### [What you have to do]
Make an exact transcription of the material, leaving out all images.

☆ ☆ ☆ ☆ ☆ ☆ ☆

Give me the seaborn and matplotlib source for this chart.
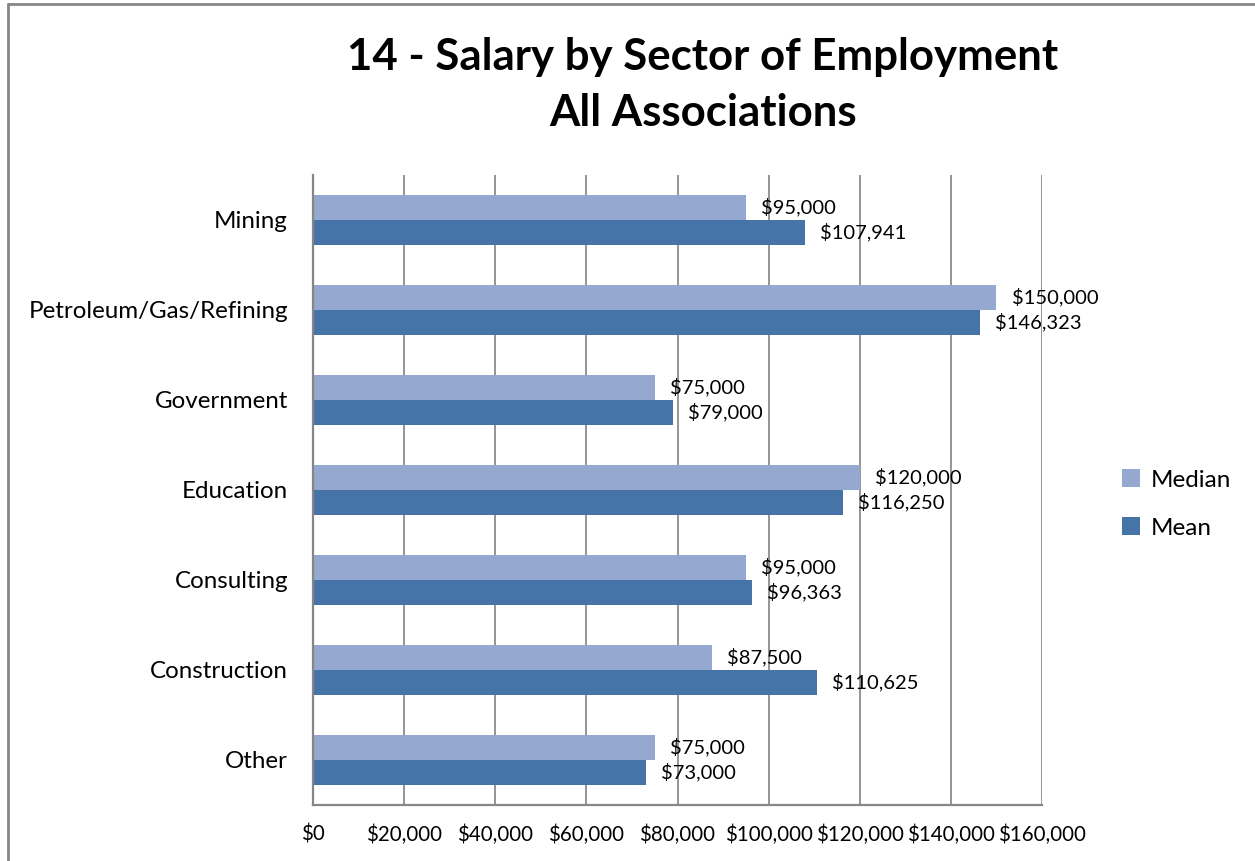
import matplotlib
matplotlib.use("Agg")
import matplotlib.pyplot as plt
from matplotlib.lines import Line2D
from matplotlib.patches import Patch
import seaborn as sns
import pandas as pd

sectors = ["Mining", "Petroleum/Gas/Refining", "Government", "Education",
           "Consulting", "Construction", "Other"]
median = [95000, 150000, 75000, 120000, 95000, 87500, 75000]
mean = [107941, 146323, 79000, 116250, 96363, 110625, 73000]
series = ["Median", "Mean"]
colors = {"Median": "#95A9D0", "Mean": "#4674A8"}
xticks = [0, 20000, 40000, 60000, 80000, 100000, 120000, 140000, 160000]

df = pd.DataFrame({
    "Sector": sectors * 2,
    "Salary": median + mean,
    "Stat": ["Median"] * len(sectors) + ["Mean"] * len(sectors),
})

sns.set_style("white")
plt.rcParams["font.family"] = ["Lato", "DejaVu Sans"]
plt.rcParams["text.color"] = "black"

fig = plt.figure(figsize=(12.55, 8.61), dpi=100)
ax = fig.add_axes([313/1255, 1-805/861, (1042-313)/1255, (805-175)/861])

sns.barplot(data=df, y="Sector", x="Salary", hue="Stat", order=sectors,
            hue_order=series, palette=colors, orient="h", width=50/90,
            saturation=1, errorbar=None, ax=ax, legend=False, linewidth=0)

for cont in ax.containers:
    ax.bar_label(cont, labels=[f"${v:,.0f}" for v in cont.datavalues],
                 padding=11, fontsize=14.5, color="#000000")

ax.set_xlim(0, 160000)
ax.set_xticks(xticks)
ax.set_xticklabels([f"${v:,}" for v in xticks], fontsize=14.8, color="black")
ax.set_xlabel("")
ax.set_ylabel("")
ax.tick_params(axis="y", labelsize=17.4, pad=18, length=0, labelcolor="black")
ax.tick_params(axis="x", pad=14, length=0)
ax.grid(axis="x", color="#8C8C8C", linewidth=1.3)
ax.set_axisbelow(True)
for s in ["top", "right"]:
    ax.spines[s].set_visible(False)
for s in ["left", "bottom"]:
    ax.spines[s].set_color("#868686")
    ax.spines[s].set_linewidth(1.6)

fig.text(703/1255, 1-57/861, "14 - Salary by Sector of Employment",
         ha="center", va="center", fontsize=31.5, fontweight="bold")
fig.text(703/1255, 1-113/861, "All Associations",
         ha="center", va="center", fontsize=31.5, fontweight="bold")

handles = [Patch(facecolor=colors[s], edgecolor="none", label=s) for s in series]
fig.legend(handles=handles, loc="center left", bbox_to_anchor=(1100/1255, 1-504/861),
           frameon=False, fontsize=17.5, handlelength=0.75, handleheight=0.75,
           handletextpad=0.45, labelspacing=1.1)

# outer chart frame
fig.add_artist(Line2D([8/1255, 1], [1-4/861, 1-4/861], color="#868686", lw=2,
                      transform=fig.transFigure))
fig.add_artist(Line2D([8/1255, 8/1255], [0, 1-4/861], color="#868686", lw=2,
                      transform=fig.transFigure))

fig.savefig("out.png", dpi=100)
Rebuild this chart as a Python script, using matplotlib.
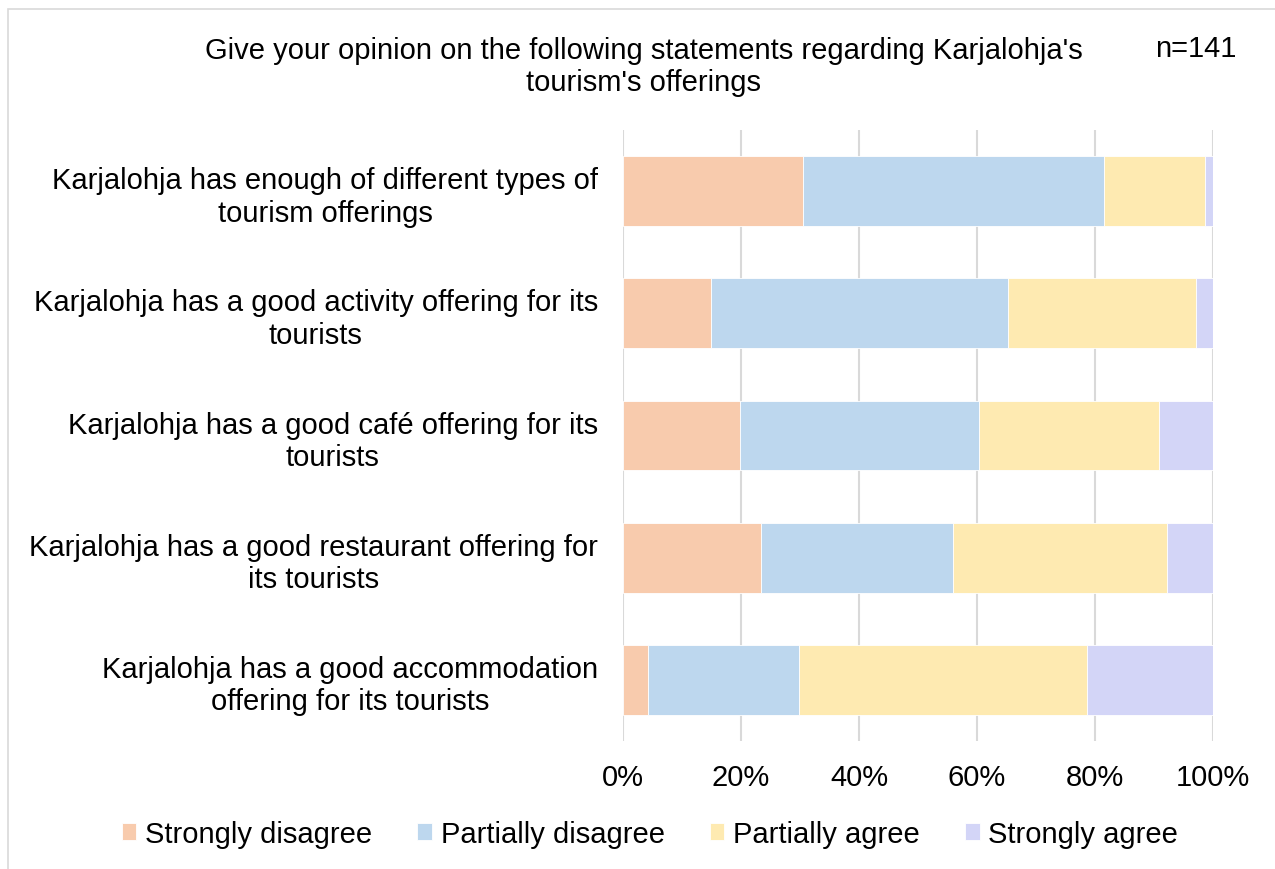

☆ ☆ ☆ ☆ ☆ ☆ ☆

### [Written solution]
Give me the seaborn and matplotlib source for this chart.
import matplotlib
matplotlib.use("Agg")
import matplotlib.pyplot as plt
from matplotlib.lines import Line2D
from matplotlib.patches import Patch
import seaborn as sns
import pandas as pd

sectors = ["Mining", "Petroleum/Gas/Refining", "Government", "Education",
           "Consulting", "Construction", "Other"]
median = [95000, 150000, 75000, 120000, 95000, 87500, 75000]
mean = [107941, 146323, 79000, 116250, 96363, 110625, 73000]
series = ["Median", "Mean"]
colors = {"Median": "#95A9D0", "Mean": "#4674A8"}
xticks = [0, 20000, 40000, 60000, 80000, 100000, 120000, 140000, 160000]

df = pd.DataFrame({
    "Sector": sectors * 2,
    "Salary": median + mean,
    "Stat": ["Median"] * len(sectors) + ["Mean"] * len(sectors),
})

sns.set_style("white")
plt.rcParams["font.family"] = ["Lato", "DejaVu Sans"]
plt.rcParams["text.color"] = "black"

fig = plt.figure(figsize=(12.55, 8.61), dpi=100)
ax = fig.add_axes([313/1255, 1-805/861, (1042-313)/1255, (805-175)/861])

sns.barplot(data=df, y="Sector", x="Salary", hue="Stat", order=sectors,
            hue_order=series, palette=colors, orient="h", width=50/90,
            saturation=1, errorbar=None, ax=ax, legend=False, linewidth=0)

for cont in ax.containers:
    ax.bar_label(cont, labels=[f"${v:,.0f}" for v in cont.datavalues],
                 padding=11, fontsize=14.5, color="#000000")

ax.set_xlim(0, 160000)
ax.set_xticks(xticks)
ax.set_xticklabels([f"${v:,}" for v in xticks], fontsize=14.8, color="black")
ax.set_xlabel("")
ax.set_ylabel("")
ax.tick_params(axis="y", labelsize=17.4, pad=18, length=0, labelcolor="black")
ax.tick_params(axis="x", pad=14, length=0)
ax.grid(axis="x", color="#8C8C8C", linewidth=1.3)
ax.set_axisbelow(True)
for s in ["top", "right"]:
    ax.spines[s].set_visible(False)
for s in ["left", "bottom"]:
    ax.spines[s].set_color("#868686")
    ax.spines[s].set_linewidth(1.6)

fig.text(703/1255, 1-57/861, "14 - Salary by Sector of Employment",
         ha="center", va="center", fontsize=31.5, fontweight="bold")
fig.text(703/1255, 1-113/861, "All Associations",
         ha="center", va="center", fontsize=31.5, fontweight="bold")

handles = [Patch(facecolor=colors[s], edgecolor="none", label=s) for s in series]
fig.legend(handles=handles, loc="center left", bbox_to_anchor=(1100/1255, 1-504/861),
           frameon=False, fontsize=17.5, handlelength=0.75, handleheight=0.75,
           handletextpad=0.45, labelspacing=1.1)

# outer chart frame
fig.add_artist(Line2D([8/1255, 1], [1-4/861, 1-4/861], color="#868686", lw=2,
                      transform=fig.transFigure))
fig.add_artist(Line2D([8/1255, 8/1255], [0, 1-4/861], color="#868686", lw=2,
                      transform=fig.transFigure))

fig.savefig("out.png", dpi=100)
Rebuild this chart as a Python script, using matplotlib.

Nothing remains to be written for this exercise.